For those interested in breaking into film or TV, Yorkshire's success brings real opportunities for a foot in the door that were simply not there a generation ago.

And for those who simply love film or TV, there's the chance to see great productions being made literally on our doorstep.

So if you are a film or TV buff, keep your eyes peeled for the latest crew coming to a location near you. It probably won't be a long wait...


How Sally ended up in films

SALLY JOYNSON was brought up in Buckinghamshire. She loved TV as a girl, and longed to be a Blue Peter presenter.

When she came to York St John College, however, it was initially to train as a teacher. She then switched to a history degree, before getting a job, based at the college, as a research assistant.

She never lost the dream of getting into TV, however. Her break came when she landed a job at Radio York. With no qualifications as a journalist, she joined on the very bottom rung, taking a 60 per cent pay cut in the process. But she loved it. “Having thought that TV was going to be my aim in life, I realised how brilliant radio was.”

She met her husband, presenter Andy Joynson, at Radio York, before leaving the station to become a TV and radio production assistant at Open University TV.

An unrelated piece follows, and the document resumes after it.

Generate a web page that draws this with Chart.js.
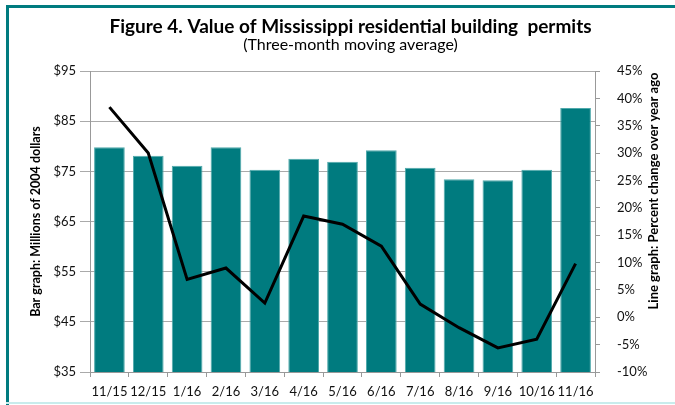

After a career break to have children, she went to work for the BBC in press and PR, before joining a Yorkshire organisation which provided training for the media and creative industries. In 2002, when Screen Yorkshire was established, she joined as head of industry development, before becoming chief executive in 2006.

Her own life has taught her that careers never go in straight lines, she says. If she’d been asked 30 years ago where she would end up, she never have dreamed she’d have been in charge of a multimillion-pound film and TV investment fund.

So what is her advice to local young people keen to break into the film and TV world?

Be persistent, she says. Know what you want to do, and go for it. Do your research, understand what businesses you’d like to work for are looking for, and then “pull out all the stops to get yourself noticed.”

That means being confident – and not being afraid to follow letters up with telephone calls.

It won’t be easy, she warns. But persistence is the way to succeed. And the good news is that with the film and TV industry in Yorkshire booming, there are now more opportunities than perhaps ever before.